Legal Opinion of EDO NSW
Below are extracts from the letter of legal opinion sent by EDO NSW (Environmental Defenders Office) to the Acting Chief Executive Officer, OEH, dated 21/06/2017, concerning the public exhibition of Bundeena road access via Royal National Park Review of Environmental Factors (easement application) in June 2017. Please note the NPWS Letter received in response.
“…the Easement Application (and associated works) constitutes an activity under Part 5 of the EP&A Act. Section 111(1) of the EP&A Act sets out the environmental impact assessment that is required to be undertaken in respect of Part 5 activities, and relevantly provides:
“For the purpose of attaining the objects of this Act relating to the protection and enhancement of the environment, a determining authority in its consideration of an activity shall … examine and take into account to the fullest extent possible all matters affecting or likely to affect the environment by reason of that activity” (emphasis added).

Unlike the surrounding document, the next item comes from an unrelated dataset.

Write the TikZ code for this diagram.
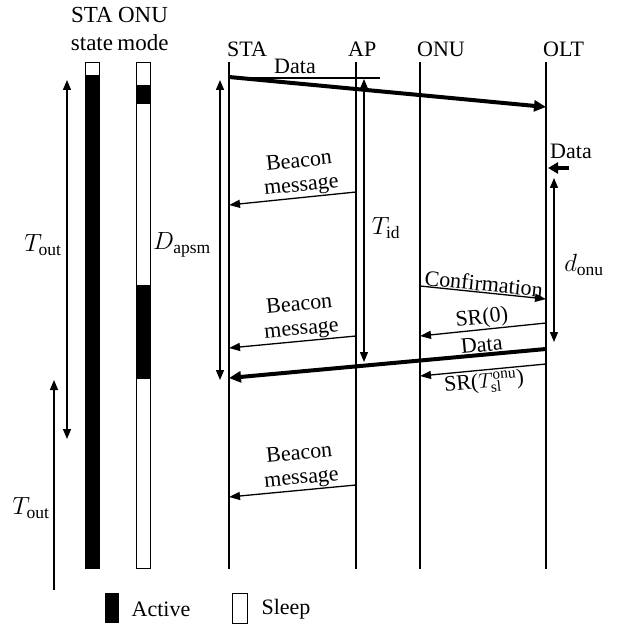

“…to the extent that the Land and Environment Court (LEC) has considered the environmental impacts of the Eco-Lodge, including any impacts of works associated with the Easement Application, under s. 79C of the EP&A Act, those considerations and any conclusions drawn from them cannot be relied upon in determining the Easement Application. This is because the duty to consider the environmental impacts of the Easement Application under s. 111 of the EP&A Act (and s. 153C of the NPW Act) is distinct from, and more onerous than, the task undertaken by the LEC when considering the impacts of the Eco-Lodge under s. 79C of the EP&A Act. Instead, the Minister, or her delegate, must make a fresh consideration of the environmental impacts of the Easement Application in accordance with the specific requirement of s. 111 of the EP&A Act and s. 153C of the NPW Act.
“Clause 228 of the Environmental Planning and Assessment Regulation 2000 (EP&A Regulation) sets out the factors that are required to be taken into account when considering the likely impact of the Easement Application on the environment under s. 111 of the EP&A Act. Specifically, cl. 228(2)(o) requires consideration of any cumulative environmental effects with other existing or likely future activities.
“Accordingly, the environmental impact assessment undertaken in respect of the Easement Application must include consideration of any cumulative, or non-direct, impacts associated with any development related to the Easement Application. In our client’s view, this consideration of cumulative impacts must include the consideration of the environmental impacts of the construction and use of the Eco-Lodge itself. This is because, as noted above, the sole purpose of the Easement Application is to facilitate legal access to the Eco-Lodge. If legal access to the Eco-Lodge cannot be demonstrated, that is, if the Easement Application is not approved, then development consent for the Eco-Lodge is not likely to be granted and it will not be constructed. As such, the effect of any grant of the Easement Application would be to permit all of the environmental impacts associated with the Eco-Lodge to come to fruition, and therefore, under s. 111 of the EP&A Act, these impacts must also be considered by the Minister, or her delegate,
“However, the REF provides no assessment of any cumulative impacts of the Easement Application. Section 9 of the REF, entitled Impact Assessment, refers only to the direct impacts of the works associated with the creation of the easement sought in the Easement Application. Accordingly, the REF is inadequate to allow the Minister, or her delegate, to discharge the duty to consider the environmental impacts of the Easement Application under s. 111 of the EP&A Act.
“…it is not permissible to rely on the environmental assessment undertaken by the LEC in respect of the Eco-Lodge in this regard, as that assessment was undertaken in accordance with the different and lesser requirements of s. 79C of the EP&A Act.
“Moreover, the OEH’s Threatened Species Assessment Guidelines (Guidelines) state that when assessing the significance of the impacts of the Easement Application in relation to threatened species or Endangered Ecological Communities (EEC), the assessment should extend to occurrences of those species or EECs on adjoining or contiguous areas. The Guidelines are required to be considered when conducting the environmental impact assessment required under s. 111 of the EP&A Act.
“Further, s.153C(2)(a) of the NPW Act also specifically requires the Minister, or her delegate, to consider whether the access sought by the Easement Application will have a significant impact on the environment of the area adjacent to the proposed easement, prior to granting approval to the Easement Application.
“Accordingly, the REF’s failure to consider the cumulative impacts of the Easement Application, including the direct and indirect impacts it will have on the environment of adjoining or contiguous areas (including on threatened species and EECs), such as the Site of the Eco-Lodge, is not acceptable, and not sufficient to allow the Minister, or her delegate, to discharge the requirements of s. 111 of the EP&A Act.
“…it is not permissible to rely on the environmental assessment undertaken by the LEC in respect of the development applications for the Eco-Lodge when considering the impacts of the Easement Application.
“In our client’s view, the REF is inadequate to the extent it purports to rely on the LEC’s assessment of the impacts of the Easement Application, and these statements should not be relied upon by the Minister, or her delegate, in assessing the Easement Application.
“Instead, the REF should have included a fresh assessment of the specific impacts (direct and indirect) of the Easement Application. In this regard, we note that the REF contains no new ecological surveys specifically tailored to the impacts of the Easement Application. Moreover, our client has obtained independent expert opinion, which suggests that, in any event, the ecological surveys referred to in the REF are insufficient to discharge the duty to consider the environmental impacts of the Easement Application under s. 111 of the EP&A Act, and to determine whether or not it is likely to significantly affect the environment, within the meaning of s. 112 of the EP&A Act.”